The others are the folk that have never heard of the Transition movement. The folk that are bringing us closer to collapse. The oil-burning, carbon-dioxide emitting, non-organic eating section of society that turns a blind eye to collective change as (a) it gets in the way of their plasma-buying, jet-setting, six-cylinder sedan-driving lifestyle; or (b) they don’t really understand there is a problem and if they do they feel powerless in addressing it. I wondered how prominent this group of “others” actually was. I took to Facebook and asked the question: Have you heard of the Transition Town movement? I got 18 responses, of those 1 ‘yes’. This is exactly what I expected.
The Transition Town movement, like so many like it, exists on the fringe. It is well-meaning, probably does a lot of good work–I am very sympathetic of its connections with permaculture–but it simply doesn’t have broad enough appeal to do much at all. For every community garden it builds, seed swap it arranges, working bee it conducts, car it takes off the road, the majority of people are consuming and ignoring their way in the opposite direction. This surely leads to resentment among those that have worked so hard not only participating on the ground but in trying, ever so gradually, to raise awareness of the movement.

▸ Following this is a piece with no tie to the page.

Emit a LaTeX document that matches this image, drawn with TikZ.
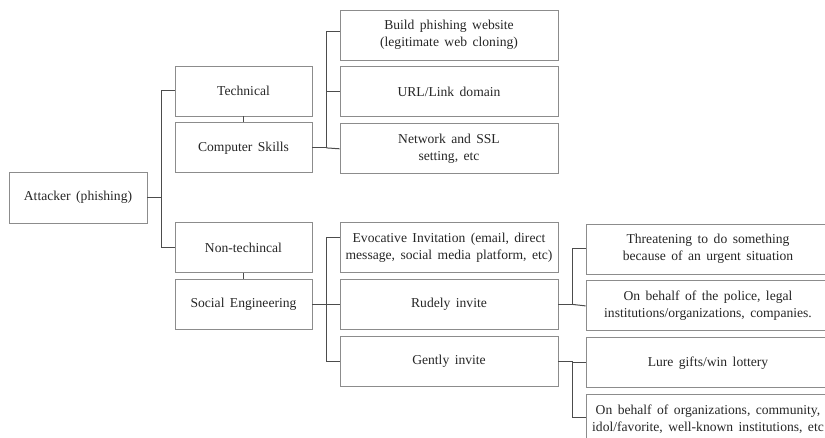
\documentclass[tikz,border=0pt]{standalone}
\usepackage{fontspec}
\setmainfont{Liberation Serif}[WordSpace=1.6]
\usepackage{tikz}
\usetikzlibrary{positioning}

\begin{document}
\begin{tikzpicture}[
    x=1pt, y=-1pt,
    node distance=6pt,
    every node/.style={font=\fontsize{13.6}{17}\selectfont, text=black!85},
    rootbox/.style={rectangle, draw=black!45, line width=0.9pt, minimum width=138pt, minimum height=51pt, inner sep=2pt, align=center},
    midbox/.style={rectangle, draw=black!45, line width=0.9pt, minimum width=137pt, minimum height=50pt, inner sep=2pt, align=center},
    leafbox/.style={rectangle, draw=black!45, line width=0.9pt, minimum width=218pt, minimum height=50pt, inner sep=2pt, align=center},
    endbox/.style={rectangle, draw=black!45, line width=0.9pt, minimum width=244pt, minimum height=50pt, inner sep=1pt, align=center},
    link/.style={draw=black!70, line width=1pt}
]
\useasboundingbox (0,0) rectangle (825,438);
\clip (0,0) rectangle (825,438);

% Root
\node[rootbox] (attacker) at (78,197.5) {Attacker (phishing)};

% Technical branch
\node[midbox] (tech) at (243.5,91) {Technical};
\node[midbox, below=of tech] (comp) {Computer Skills};
\node[leafbox] (build) at (449,35) {Build phishing website\\(legitimate web cloning)};
\node[leafbox, below=of build] (url) {URL/Link domain};
\node[leafbox, below=of url] (ssl) {Network and SSL\\setting, etc};

% Non-technical branch
\node[midbox] (nontech) at (243.5,247.5) {Non-techincal};
\node[midbox, below=of nontech] (social) {Social Engineering};
\node[leafbox] (evoc) at (449,247.5) {Evocative Invitation (email, direct\\message, social media platform, etc)};
\node[leafbox, below=of evoc] (rude) {Rudely invite};
\node[leafbox, below=of rude] (gentle) {Gently invite};

% Invitation details
\node[endbox] (threat) at (708,249) {Threatening to do something\\because of an urgent situation};
\node[endbox, below=of threat] (police) {On behalf of the police, legal\\institutions/organizations, companies.};
\node[endbox, below=of police] (lure) {Lure gifts/win lottery};
\node[endbox, below=of lure] (orgs) {On behalf of organizations, community,\\idol/favorite, well-known institutions, etc};

% Connectors
\draw[link] (attacker.east) -- ++(14,0) coordinate (rootfork) |- (tech.west);
\draw[link] (rootfork) |- (nontech.west);
\draw[link] (tech.south) -- (comp.north);
\draw[link] (nontech.south) -- (social.north);

\draw[link] (comp.east) -- ++(14,0) coordinate (techfork) |- ([yshift=3pt]build.west);
\draw[link] (techfork) |- (url.west);
\draw[link] (techfork) -- (ssl.west);

\draw[link] (social.east) -- ++(14,0) coordinate (socfork) |- ([yshift=10pt]evoc.west);
\draw[link] (socfork) -- (rude.west);
\draw[link] (socfork) |- (gentle.west);

\draw[link] (rude.east) -- ++(14,0) coordinate (rudefork) |- (threat.west);
\draw[link] (rudefork) -- (police.west);
\draw[link] (gentle.east) -- ++(14,0) coordinate (gentfork) |- (lure.west);
\draw[link] (gentfork) |- ([yshift=2pt]orgs.west);
\end{tikzpicture}
\end{document}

My suggestion is this, and I have every intention to work at achieving it: The Transition Town movement and all the others like it need to break into the mainstream. It needs to happen quick before they dissolve into the abyss of past trends. It needs to start changing those that it is tidying up after. I know how hard this is. I was a radical vegan for a number of years and tried every tactic in the book to bring others around. Sometimes it worked–very rarely;–most of the time it turned people against me. The Transition Town movement’s founder, Rob Hopkin’s latest book is called “The Power of Just Doing Stuff: How Local Action Can Change the World”. I’ve not read it but if the title is to be taken as its central premise, I think it is hugely important to the movement’s success. The more stuff that is just done, the more people that see its benefits, the easier it will be to bring them around. It’s when people think something will be oppressive and a waste of time that they don’t see the point or bother participating. If they see it as something fun, interesting and productive in and of itself then they are move likely to engage in it. This is all very warm and cute, I know. But I think more of the awareness raising seems to take place in the comfort of familiar groups than out there amongst other people, the people right down the other end of the spectrum. Perhaps this is a mark of insecurity or a lack of self-confidence? Not willing to take on big enough challenges to achieve the goal. Perhaps its the goal that is confused–doing small, seemingly inconsequential tasks noticed only by a few rather than focusing on who sees them. I know that a project I was involved in some time ago, a guerrilla community garden, suffered from this. We didn’t want it to get out to too many people as we hadn’t sought approval. Rather than a political statement it became a something to be apologised for. In her TED Talk, Pam Warhurst–who founded Incredible Edible– speaks about ‘propaganda gardening’ and how it sets out to convert unused land, without council approval, into productive spaces. Rather than getting council to dictate what is good for the community, she and others proved to them what is good.
A final critique of the movement is the unnecessarily vague and jargon-laden language that is used. All this is going to do is divide people. Make it inclusive, open and specific–without being too prescriptive. Call a spade a spade and then hand a spade to your neighbour and start digging up the verge and planting herbs. To heck with what the council thinks.